[U-Boot] [RFC/PATCH 1/4] Enable multi chip support in the NAND layer
Wolfgang Grandegger
wg at grandegger.com
Mon Jan 19 20:50:23 CET 2009
Hi Stefan,
Stefan Roese wrote:
> On Monday 19 January 2009, Scott Wood wrote:
>>>> Actually, none of the boards use multi-chip support (NAND_MAX_CHIPS >
>>>> 1). The bamboo and the DU440 define
>>>>
>>>> #define NAND_MAX_CHIPS CONFIG_SYS_MAX_NAND_DEVICE
>>>>
>>>> but that's bogus and did not work yet anyhow.
>>> Not sure what you mean by this.
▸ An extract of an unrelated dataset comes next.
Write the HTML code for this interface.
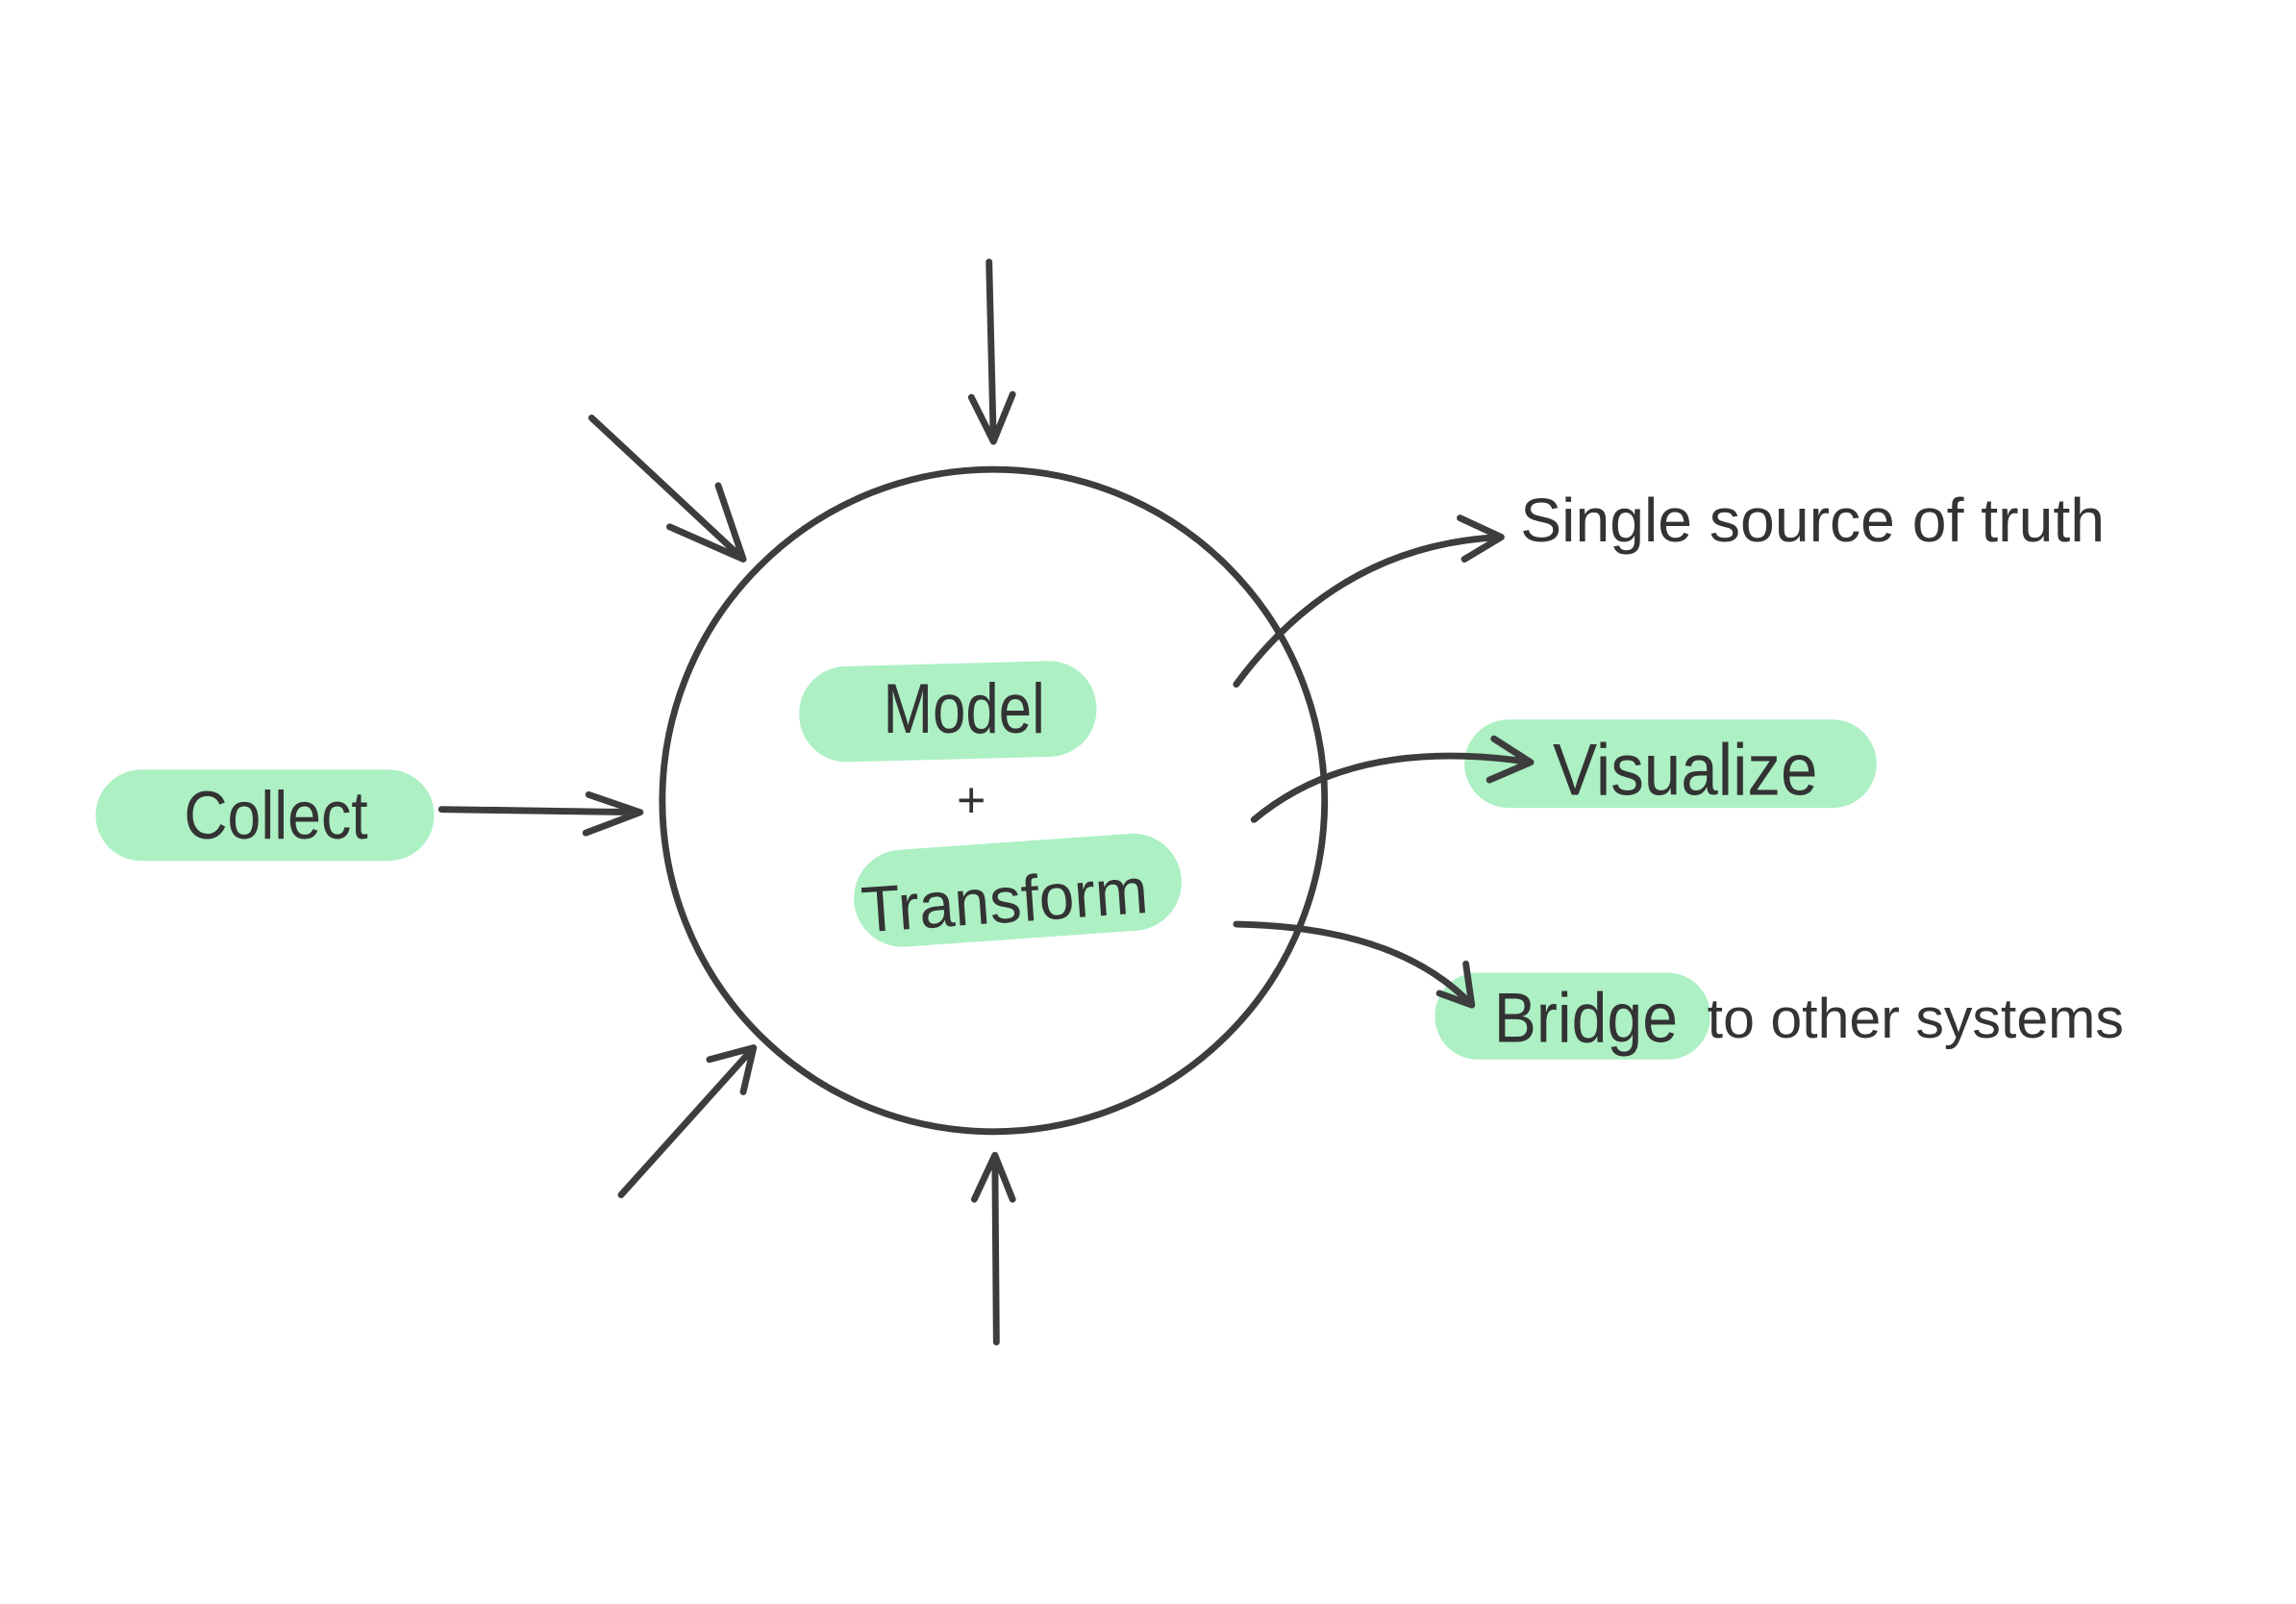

Bamboo has 2 NAND chips and U-Boot can
>>> access both chips.
>> Are they accessed as 2 NAND controllers, or 2 chips on one controller?
>
> 2 chips on one controller.
>
>> We can make it "#define NAND_MAX_CHIPS 2" if that's appropriate, but
>> defining it to CONFIG_SYS_MAX_NAND_DEVICE doesn't seem to make sense.
>
> OK with me.
NAND_MAX_CHIPS should be set to 1!
NAND_MAX_CHIPS defines the number of NAND chips (or dies) *per* NAND
device (or bank) meaning two or more identical NAND chips can be mapped
to one device. So far this was not supported, because nand_scan() was
always called with maxchips=1 in nand_init_chip:
$ cat drivers/mtd/nand/nand.c:
...
static void nand_init_chip(struct mtd_info *mtd, struct nand_chip *nand,
ulong base_addr)
{
mtd->priv = nand;
nand->IO_ADDR_R = nand->IO_ADDR_W = (void __iomem *)base_addr;
if (board_nand_init(nand) == 0) {
if (nand_scan(mtd, 1) == 0) {
^^^^^^^^^^^^^^^^^
if (!mtd->name)
mtd->name = (char *)default_nand_name;
} else
mtd->name = NULL;
} else {
mtd->name = NULL;
mtd->size = 0;
}
}
Furthermore, the callback chip->select_chip() must be provided by the
NAND driver to select the chips properly. It's seems not to be
implemented for NDFC and therefore you do not have this choice.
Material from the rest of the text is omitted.